These stories are not the ones you tell to entertain your friends. These are stories to help you reinforce a point.
Tell your stories in conversations, meetings and presentations to be more effective in conveying your messages. You might wonder, “Where can I find my stories?”
The short answer is “All around you.”
Start to observe life as a reporter, biographer or archaeologist. Notice the happenings every day with fascination and wonder – to develop your story collecting and story-telling skills.
Harvest your stories from these three areas.
You and Your Experiences
This is the richest source for your stories because they are unique to you. Your experiences are the core of your stories. That includes both the mundane and the unusual. Some of your experiences will make better stories than others.
Search your memory for firsts and lasts because those tend to be memorable. How did your last time compare with your first time? There might be learning points in the contrast.
Your joys and successes can provide lessons and encouragement for others. Even small wins can be used to illustrate progress over time. What did you accomplish that you and others thought was impossible?
Your struggles can provide inspiration for others. Why do you think the Rocky movies were so successful? Because we love to hear about the underdog triumphing.
The biggest source for personal stories is your failures, embarrassments and pain. Why? Because you probably remember these moments vividly and these moments provide you the best lessons.
When you talk about your flaws, you appear more vulnerable and hence more relatable to the audience. Choose carefully which flaws you will expose. Do it to make a point that enhances your intended message.
Your family is a wonderful source of warm and entertaining stories. When you think about family, include immediate, and extended along with your ancestors. What struggles, sacrifices and triumphs did they encounter? What lessons or legends have they passed down?
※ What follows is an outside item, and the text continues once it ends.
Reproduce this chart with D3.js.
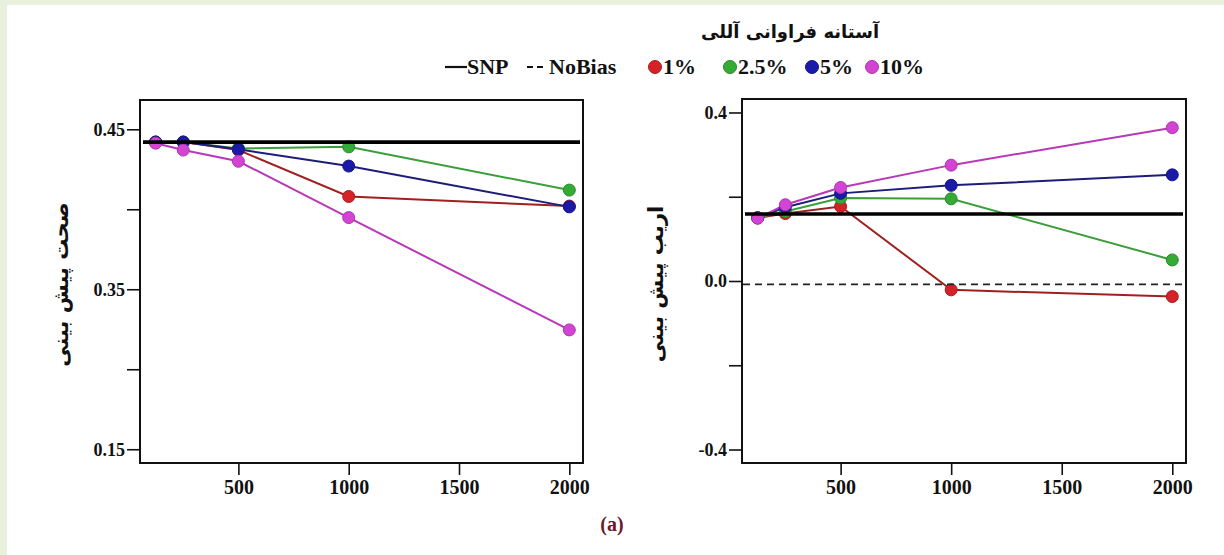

What customs and traditions are part of your family?
What funny moments can you recall?
Families are both congealed and torn by emotions. What lessons can you use from those events?
What did they say? Parents, grandparents and children say funny things. How might you use those statements, questions or conversations in your stories?
Family events offer fodder for stories – weddings, funerals, picnics, vacations, travel, meals, graduations, disputes, celebrations, gatherings…
This offers the largest catchment of stories. These tend to be less personal, yet the stories can still be effective to enhance your message.
Community includes interactions with your friends, neighbours, groups, clubs and associations. You are part of both formal and informal tribes.
You are a member of your neighbourhood, municipality, region and country. You are a member of your profession, industry and generation. What do you have in common?
You can find stories in your recreational activities. Do you play golf, watch baseball or attend the opera? What impressed you, annoyed you or intrigued you?
Your work offers stories that might be about your team, clients, colleagues, competitors…
TV, movies, music and books offer material for stories. I might use Star Trek anecdotes to make a point because that resonates with me. You could use an anecdote from a favourite TV show or movie.
News and history offer you stories. How might you use an anecdote from Einstein, the Wright Brothers or from the US space program?
If you want to tell more stories, start looking for them. You don’t need to look far or hard. Start becoming more receptive to everything around you. Ask yourself, “How might I use this situation to tell a productive story?”